Registration is closed

This class has prerequisites. Please see below.

Do you have a photo, drawing, or other sample of a texture or pattern that you want to use in your work but need a way to transfer it to your metal? To create patterns that are unique to your work, you can use the laser cutter to engrave paper with designs from your image files. Later, you can use the textured paper to transfer the pattern onto metal using a rolling mill. (You will not be embossing the metal in this class.)

You will learn:

·         What types of designs work well with the laser cutter

·         Which types of image files work with the laser cutter software

·         Which settings to use in Inkscape and RetinaEngrave 3D

·         What types of paper to use

You will be able to laser cut several samples using image files and paper provided by the teacher.

Details:

  • Prerequisite: Students must have taken the Intro to the Laser Cutter class offered by the Electronic & Technical Arts studio. There is an Intro to Laser Cutter on Saturday, February 15th (click here to register) from 9:00 AM to 11:30 AM.
  • This class is also great for anyone working with jewelry or printmaking.
  • There is a $10 materials fee included in the price of class.


Instructor Bio:

Joan Hammond began working in metal in 1994, when she started taking metalsmithing classes as an antidote to documenting computer software.
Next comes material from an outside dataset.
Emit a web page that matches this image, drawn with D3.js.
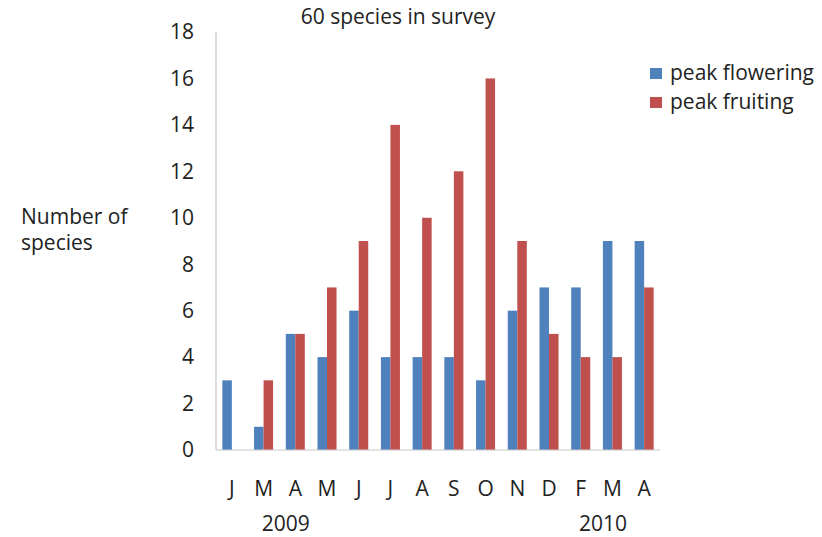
<!DOCTYPE html>
<html>
<head>
<meta charset="utf-8">
<script src="https://cdn.jsdelivr.net/npm/d3@7"></script>
<style>
  html, body { margin: 0; padding: 0; background: #fff; }
  text { font-family: "Open Sans", "Noto Sans", sans-serif; fill: #222; }
</style>
</head>
<body>
<svg id="chart" width="822" height="537"></svg>
<script>
// Months from January 2009 to April 2010
const months = ["J", "M", "A", "M", "J", "J", "A", "S", "O", "N", "D", "F", "M", "A"];
const flowering = [3, 1, 5, 4, 6, 4, 4, 4, 3, 6, 7, 7, 9, 9];
const fruiting = [0, 3, 5, 7, 9, 14, 10, 12, 16, 9, 5, 4, 4, 7];
const seriesNames = ["peak flowering", "peak fruiting"];
const seriesColors = ["#4F81BD", "#C0504D"];
const yTicks = [0, 2, 4, 6, 8, 10, 12, 14, 16, 18];
const yearLabels = [{ year: "2009", at: 2 }, { year: "2010", at: 12 }];

const svg = d3.select("#chart");
const plotLeft = 216, plotRight = 660, plotTop = 32, plotBottom = 450;
const fontSize = 21;

const x = d3.scaleBand().domain(d3.range(months.length)).range([plotLeft, plotRight]).paddingInner(0.4).paddingOuter(0.2);
const xSub = d3.scaleBand().domain([0, 1]).range([0, x.bandwidth()]);
const y = d3.scaleLinear().domain([0, 18]).range([plotBottom, plotTop]);

// Bars
const series = [flowering, fruiting];
series.forEach((vals, s) => {
  svg.append("g").selectAll("rect").data(vals).join("rect")
    .attr("x", (d, i) => x(i) + xSub(s))
    .attr("y", d => y(d))
    .attr("width", xSub.bandwidth())
    .attr("height", d => y(0) - y(d))
    .attr("fill", seriesColors[s]);
});

// Axis lines
svg.append("line").attr("x1", plotLeft).attr("x2", plotLeft).attr("y1", y(18)).attr("y2", y(0))
  .attr("stroke", "#c8c8c8").attr("stroke-width", 1.2);
svg.append("line").attr("x1", plotLeft).attr("x2", plotRight).attr("y1", y(0)).attr("y2", y(0))
  .attr("stroke", "#c8c8c8").attr("stroke-width", 1.2);

// Y tick labels
svg.append("g").selectAll("text").data(yTicks).join("text")
  .attr("x", 194).attr("y", d => y(d)).attr("dy", "0.35em")
  .attr("text-anchor", "end").attr("font-size", fontSize).text(d => d);

// Month labels
svg.append("g").selectAll("text").data(months).join("text")
  .attr("x", (d, i) => x(i) + x.bandwidth() / 2).attr("y", 496)
  .attr("text-anchor", "middle").attr("font-size", fontSize).text(d => d);

// Year labels
svg.append("g").selectAll("text").data(yearLabels).join("text")
  .attr("x", d => x(d.at)).attr("y", 531)
  .attr("text-anchor", "middle").attr("font-size", fontSize).text(d => d.year);

// Title
svg.append("text").attr("x", 398).attr("y", 24).attr("text-anchor", "middle")
  .attr("font-size", fontSize).text("60 species in survey");

// Y axis title
svg.append("text").attr("x", 21).attr("y", 224).attr("font-size", fontSize).text("Number of");
svg.append("text").attr("x", 21).attr("y", 250).attr("font-size", fontSize).text("species");

// Legend
const legend = svg.append("g").selectAll("g").data(seriesNames).join("g")
  .attr("transform", (d, i) => `translate(650, ${68 + i * 29})`);
legend.append("rect").attr("width", 12).attr("height", 11).attr("fill", (d, i) => seriesColors[i]);
legend.append("text").attr("x", 20).attr("y", 5).attr("dy", "0.35em").attr("font-size", fontSize).text(d => d);
</script>
</body>
</html>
What she discovered was a medium that not only utilized her previous training in painting, printmaking, and ceramics, but also opened the possibilities of creating art that can be worn.

Family artifacts and history, plants and animals, and the textiles and jewelry of non-Western cultures inspire her current work, which Hammond executes using the techniques of chasing and repoussé. Her long-time interest in Asian art, which deepened when she studied calligraphy and tea ceremony in Kyoto, Japan, continues to influence her aesthetics and sense of design.